A grande farsa

A grande farsa

Durante quarenta anos nos embriagámos com as privatizações, desmantelámos os bens públicos e os bens comuns e os confiámos ao mercado capitalista. Mas o setor privado não é a terra prometida....

por Luigino Bruni

publicado no site Il Messaggero di Sant'Antonio em 01/07/2022

A pandemia, antes disso a crise climática, a guerra na Ucrânia e suas implicações sobre os custos e preços de quase tudo, deveria nos fazer refletir muito mais sobre a relação entre o privado e o público. Durante quarenta anos nos embriagámos com a privatização, desmantelámos bens públicos e bens comuns e os confiámos ao mercado capitalista, convencidos de que o motivo do lucro privado era a única motivação para envolver trabalhadores e empresários. Assim, ferrovias, energia, água, autoestradas e cada vez mais cuidados de saúde, escolas e universidades são administradas por capital e capitalistas privados, e os lucros que surgem desses bens comuns acabam em pouquíssimas mãos, já muito ricas.

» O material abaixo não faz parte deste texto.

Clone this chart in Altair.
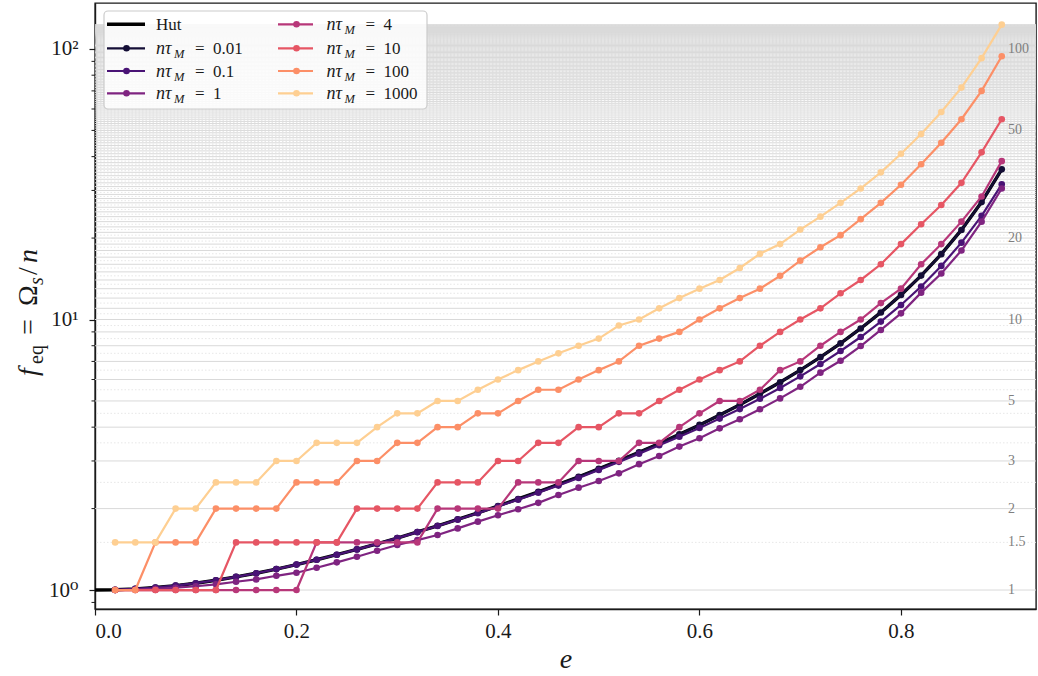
import altair as alt
import pandas as pd

# ---------------- data ----------------
E = [0.02, 0.04, 0.06, 0.08, 0.10, 0.12, 0.14, 0.16, 0.18, 0.20,
     0.22, 0.24, 0.26, 0.28, 0.30, 0.32, 0.34, 0.36, 0.38, 0.40,
     0.42, 0.44, 0.46, 0.48, 0.50, 0.52, 0.54, 0.56, 0.58, 0.60,
     0.62, 0.64, 0.66, 0.68, 0.70, 0.72, 0.74, 0.76, 0.78, 0.80,
     0.82, 0.84, 0.86, 0.88, 0.90]
E_HUT = [0.00] + E

HUT = [1.000, 1.002, 1.010, 1.022, 1.038, 1.060, 1.087, 1.118, 1.154, 1.195, 1.242,
       1.294, 1.351, 1.413, 1.482, 1.557, 1.639, 1.728, 1.825, 1.930, 2.045,
       2.171, 2.308, 2.458, 2.623, 2.805, 3.007, 3.231, 3.481, 3.761, 4.077,
       4.436, 4.845, 5.316, 5.862, 6.502, 7.259, 8.164, 9.265, 10.62, 12.33,
       14.53, 17.44, 21.43, 27.16, 35.91]

F_001 = [1.002, 1.010, 1.022, 1.038, 1.060, 1.087, 1.118, 1.154, 1.195, 1.242,
         1.294, 1.351, 1.413, 1.482, 1.557, 1.639, 1.728, 1.825, 1.930, 2.045,
         2.171, 2.308, 2.458, 2.623, 2.805, 3.007, 3.231, 3.481, 3.761, 4.077,
         4.436, 4.845, 5.316, 5.862, 6.502, 7.259, 8.164, 9.265, 10.62, 12.33,
         14.53, 17.44, 21.43, 27.16, 35.91]

F_01 = [1.002, 1.010, 1.022, 1.038, 1.060, 1.087, 1.118, 1.154, 1.195, 1.242,
        1.294, 1.351, 1.413, 1.481, 1.556, 1.637, 1.725, 1.820, 1.923, 2.036,
        2.158, 2.290, 2.433, 2.597, 2.777, 2.977, 3.192, 3.429, 3.686, 3.975,
        4.303, 4.666, 5.093, 5.586, 6.164, 6.845, 7.650, 8.616, 9.824, 11.32,
        13.25, 15.78, 19.24, 24.17, 31.6]

F_1 = [1.000, 1.004, 1.010, 1.020, 1.033, 1.050, 1.073, 1.095, 1.129, 1.159,
       1.209, 1.266, 1.327, 1.397, 1.467, 1.530, 1.597, 1.690, 1.790, 1.890,
       1.990, 2.100, 2.245, 2.390, 2.530, 2.700, 2.920, 3.130, 3.390, 3.640,
       3.960, 4.280, 4.660, 5.110, 5.640, 6.360, 7.040, 7.980, 9.150, 10.54,
       12.57, 14.8, 18.0, 23.0, 30.5]

F_4 = [1, 1, 1, 1, 1, 1, 1, 1, 1, 1,
       1.5, 1.5, 1.5, 1.5, 1.5, 1.5, 2, 2, 2, 2,
       2.5, 2.5, 2.5, 3, 3, 3, 3.5, 3.5, 4, 4.5,
       5, 5, 5.5, 6.5, 7, 8, 9, 10, 11.5, 13,
       16, 19, 23, 28.5, 38.5]

F_10 = [1, 1, 1, 1, 1, 1, 1.5, 1.5, 1.5, 1.5,
        1.5, 1.5, 2, 2, 2, 2, 2.5, 2.5, 2.5, 3,
        3, 3.5, 3.5, 4, 4, 4.5, 4.5, 5, 5.5, 6,
        6.5, 7, 8, 9, 10, 11, 12.5, 14, 16, 19,
        22.5, 26.5, 32, 41.5, 55]

F_100 = [1, 1, 1.5, 1.5, 1.5, 2, 2, 2, 2, 2.5,
         2.5, 2.5, 3, 3, 3.5, 3.5, 4, 4, 4.5, 4.5,
         5, 5.5, 5.5, 6, 6.5, 7, 8, 8.5, 9, 10,
         11, 12, 13, 14.5, 16.5, 18.5, 20.5, 23.5, 27, 31.5,
         37.5, 45, 55, 70, 94]

F_1000 = [1.5, 1.5, 1.5, 2, 2, 2.5, 2.5, 2.5, 3, 3,
          3.5, 3.5, 3.5, 4, 4.5, 4.5, 5, 5, 5.5, 6,
          6.5, 7, 7.5, 8, 8.5, 9.5, 10, 11, 12, 13,
          14, 15.5, 17.5, 19, 21.5, 24, 27, 30.5, 35, 41,
          48.5, 58.5, 72, 92.5, 123]

NTAU = ["0.01", "0.1", "1", "4", "10", "100", "1000"]
SERIES = [F_001, F_01, F_1, F_4, F_10, F_100, F_1000]
COLORS = ["#140e36", "#491375", "#7f2481", "#b73779", "#e65664", "#fc8f67", "#fecf92"]

X_TICKS = [0.0, 0.2, 0.4, 0.6, 0.8]
Y_TICKS = [1, 10, 100]
Y_MINOR = [0.9, 2, 3, 4, 5, 6, 7, 8, 9, 20, 30, 40, 50, 60, 70, 80, 90]
GRID = [k / 2 for k in range(2, 247)]
RIGHT_VALS = [1, 1.5, 2, 3, 5, 10, 20, 50, 100]
RIGHT_TXT = ["1", "1.5", "2", "3", "5", "10", "20", "50", "100"]

# ---------------- styling ----------------
SERIF = "'Liberation Serif', 'DejaVu Serif', serif"
INK = "#1a1a1a"
W, H = 941, 606
MSIZE = 44

xs = alt.Scale(domain=[0, 0.934], nice=False, zero=False)
ys = alt.Scale(type="log", domain=[0.851, 147.9], nice=False)

xaxis = alt.Axis(values=X_TICKS, format=".1f", grid=False, tickSize=6, tickWidth=1.2,
                 tickColor=INK, domainColor=INK, domainWidth=1.4,
                 labelFont=SERIF, labelFontSize=21, labelColor=INK, labelPadding=5,
                 title="e", titleFont=SERIF, titleFontSize=28, titleFontStyle="italic",
                 titleFontWeight="normal", titleColor=INK, titlePadding=4)
yaxis = alt.Axis(values=Y_TICKS,
                 labelExpr="datum.value == 1 ? '10⁰' : (datum.value == 10 ? '10¹' : '10²')",
                 grid=False, tickSize=6, tickWidth=1.2, tickColor=INK,
                 domainColor=INK, domainWidth=1.4, labelFont=SERIF, labelFontSize=21,
                 labelColor=INK, labelPadding=11, title=None)


def X(f):
    return alt.X(f"{f}:Q", scale=xs, axis=xaxis)


def Y(f):
    return alt.Y(f"{f}:Q", scale=ys, axis=yaxis)


layers = []

# gridlines at half-integer spin values
g_major = pd.DataFrame({"g": [g for g in GRID if g == int(g)]})
g_half = pd.DataFrame({"g": [g for g in GRID if g != int(g)]})
layers.append(alt.Chart(g_half).mark_rule(color="#e4e4e4", strokeWidth=0.9,
                                          strokeDash=[1.5, 2]).encode(y=Y("g")))
layers.append(alt.Chart(g_major).mark_rule(color="#d9d9d9", strokeWidth=1.0).encode(y=Y("g")))

# right-hand labels of gridlines
lab_df = pd.DataFrame({"v": RIGHT_VALS, "t": RIGHT_TXT})
layers.append(alt.Chart(lab_df).mark_text(align="left", baseline="middle", font=SERIF,
                                          fontSize=14, color="#7f7f7f")
              .encode(y=Y("v"), x=alt.value(913), text="t:N"))

# minor ticks on the log axis
minor_df = pd.DataFrame({"m": Y_MINOR})
layers.append(alt.Chart(minor_df).mark_rule(color=INK, strokeWidth=1.0)
              .encode(y=Y("m"), x=alt.value(0), x2=alt.value(-3.5)))

# Hut curve
hut_df = pd.DataFrame({"e": E_HUT, "f": HUT})
layers.append(alt.Chart(hut_df).mark_line(color="black", strokeWidth=3.4)
              .encode(x=X("e"), y=Y("f")))

# tidal series
for name, vals, col in zip(NTAU, SERIES, COLORS):
    df = pd.DataFrame({"e": E, "f": vals})
    layers.append(alt.Chart(df).mark_line(
        color=col, strokeWidth=2.2,
        point=alt.OverlayMarkDef(filled=True, size=MSIZE, color=col, opacity=1))
        .encode(x=X("e"), y=Y("f")))

# ---------------- legend (drawn by hand, two columns) ----------------
one = pd.DataFrame({"a": [0]})
layers.append(alt.Chart(one).mark_rect(fill="white", fillOpacity=0.82, stroke="#cccccc",
                                       strokeWidth=1.2, cornerRadius=4)
              .encode(x=alt.value(9), x2=alt.value(332), y=alt.value(8), y2=alt.value(106)))

ROWS = [21.3, 45.3, 68.0, 90.3]
COLS = [(12, 50, 31.5, 61), (183, 218, 201.5, 231.5)]
entries = [("Hut", "black", True)] + [(n, c, False) for n, c in zip(NTAU, COLORS)]
for i, (lab, col, is_hut) in enumerate(entries):
    cx0, cx1, cm, ct = COLS[i // 4]
    ry = ROWS[i % 4]
    layers.append(alt.Chart(one).mark_rule(color=col, strokeWidth=3.4 if is_hut else 2.2)
                  .encode(x=alt.value(cx0), x2=alt.value(cx1), y=alt.value(ry)))
    if is_hut:
        layers.append(alt.Chart(one).mark_text(align="left", baseline="alphabetic", font=SERIF,
                                               fontSize=17, color=INK)
                      .encode(x=alt.value(ct), y=alt.value(ry + 6), text=alt.value("Hut")))
        continue
    layers.append(alt.Chart(one).mark_point(filled=True, size=MSIZE, color=col, opacity=1)
                  .encode(x=alt.value(cm), y=alt.value(ry)))
    pieces = [("nτ", ct, ry + 6, 18, "italic"),
              ("M", ct + 18, ry + 9.5, 12.5, "italic"),
              ("=", ct + 39, ry + 6, 17, "normal"),
              (lab, ct + 57, ry + 6, 17, "normal")]
    for txt, px, py, fs, st in pieces:
        layers.append(alt.Chart(one).mark_text(align="left", baseline="alphabetic", font=SERIF,
                                               fontSize=fs, fontStyle=st, color=INK)
                      .encode(x=alt.value(px), y=alt.value(py), text=alt.value(txt)))

# ---------------- y-axis title  f_eq = Ω_s / n  (rotated) ----------------
TX, TY = -58, 373
title_pieces = [("f", 0, 0, 28, "italic"),
                ("eq", 12, 6, 20, "normal"),
                ("=", 41, 0, 28, "normal"),
                ("Ω", 70, 0, 28, "normal"),
                ("s", 91, 6, 20, "italic"),
                ("/", 101, 0, 28, "normal"),
                ("n", 113, 0, 28, "italic")]
for txt, ddx, ddy, fs, st in title_pieces:
    layers.append(alt.Chart(one).mark_text(align="left", baseline="alphabetic", font=SERIF,
                                           fontSize=fs, fontStyle=st, color=INK, angle=270,
                                           dx=ddx, dy=ddy)
                  .encode(x=alt.value(TX), y=alt.value(TY), text=alt.value(txt)))

chart = alt.layer(*layers).properties(
    width=W, height=H,
    padding={"left": 95, "top": 3, "right": 2, "bottom": 67},
    autosize=alt.AutoSizeParams(type="none"),
    background="white",
).configure_view(stroke=INK, strokeWidth=1.4)

chart.save("out.html", embed_options={"renderer": "svg", "actions": False})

O paradoxo de tudo isso é que a primeira entusiasta deste dogma religioso - mais privado é igual a mais motivação e, portanto, mais eficiência - foi e continua sendo a esquerda europeia, que nasceu de uma crítica ao capitalismo e ao lucro. E assim, diante do aumento do custo dos combustíveis, que, junto com a inflação, está, dia após dia, matando de fome as famílias com salários baixos ou médios, (nos daremos conta disso dentro de alguns meses), o valor dos pedágios/portagens nas autoestradas poderia ao menos ter sido reduzido se, como nos foi prometido após o colapso da ponte de Morandi, tivesse voltado às mãos públicas. Se existe um negócio rentável e seguro, é justamente a gestão das autoestradas, ainda mais em um país longo e turístico como a Itália.

Ficamos convencidos de que o setor privado é o paraíso da nova economia, o público é um inferno e o sem fins lucrativos o purgatório. Como economista e historiador do pensamento econômico, ainda não consigo entender como esta ideia doentia e errada pode ser afirmada. Conheço as ideologias e os demagogos, mas ainda estou esperando que alguém me mostre porque é que os bens comuns são mais bem geridos pelo privado do que pelo público. A Itália inventou os municípios livres, inventou, ainda com os romanos e depois na Idade Média, a gestão comum dos recursos coletivos. Fizemos verdadeiros milagres econômicos, civis e artísticos, porque as cidades eram formas de cooperativas, consórcios de cidadãos que juntos administravam muitas atividades políticas e também muitas empresas.

O capitalismo das privatizações é um produto de importação, de países (como os EUA e a Holanda) que são antiliberais em indústrias chave e importantes, como todos nós sabemos. Precisamos repensar, imediata e profundamente, a relação entre o público e o privado. Os bens comuns ambientais globais administrados com lógica privada não só não são mais eficientes como estão sendo destruídos: basta ler o que o ecologista Garrett Hardin escreveu sobre a «tragédia dos bens comuns». E estamos vendo isso, e vendo mais a cada dia.

A saúde e os transportes são outros bens comuns onde o lucro privado é demasiado pequeno, existe uma necessidade de princípios, normas e valores que tenham presente a dimensão do Bem Comum: em algumas áreas até os interesses privados podem gerar o Bem Comum (calçado, roupas, talvez em frutas), mas em outras áreas os valores a serem protegidos são tão importantes e decisivos que devem ser administrados sem serem impulsionados pelos incentivos do lucro privado, que são fracos demais para as coisas realmente cruciais. Nós já sabíamos dessas coisas no passado. Depois vieram os novos consultores, filhos das escolas de negócios (business school), com pouca cultura humanista e muito inglês, e decidiram que o setor privado era a Terra Prometida. Eles nos convenceram, eles também convenceram os políticos, e agora estão convencendo praticamente todos, até as Igrejas. Quando nos daremos conta deste imbróglio e o chamaremos de farsa?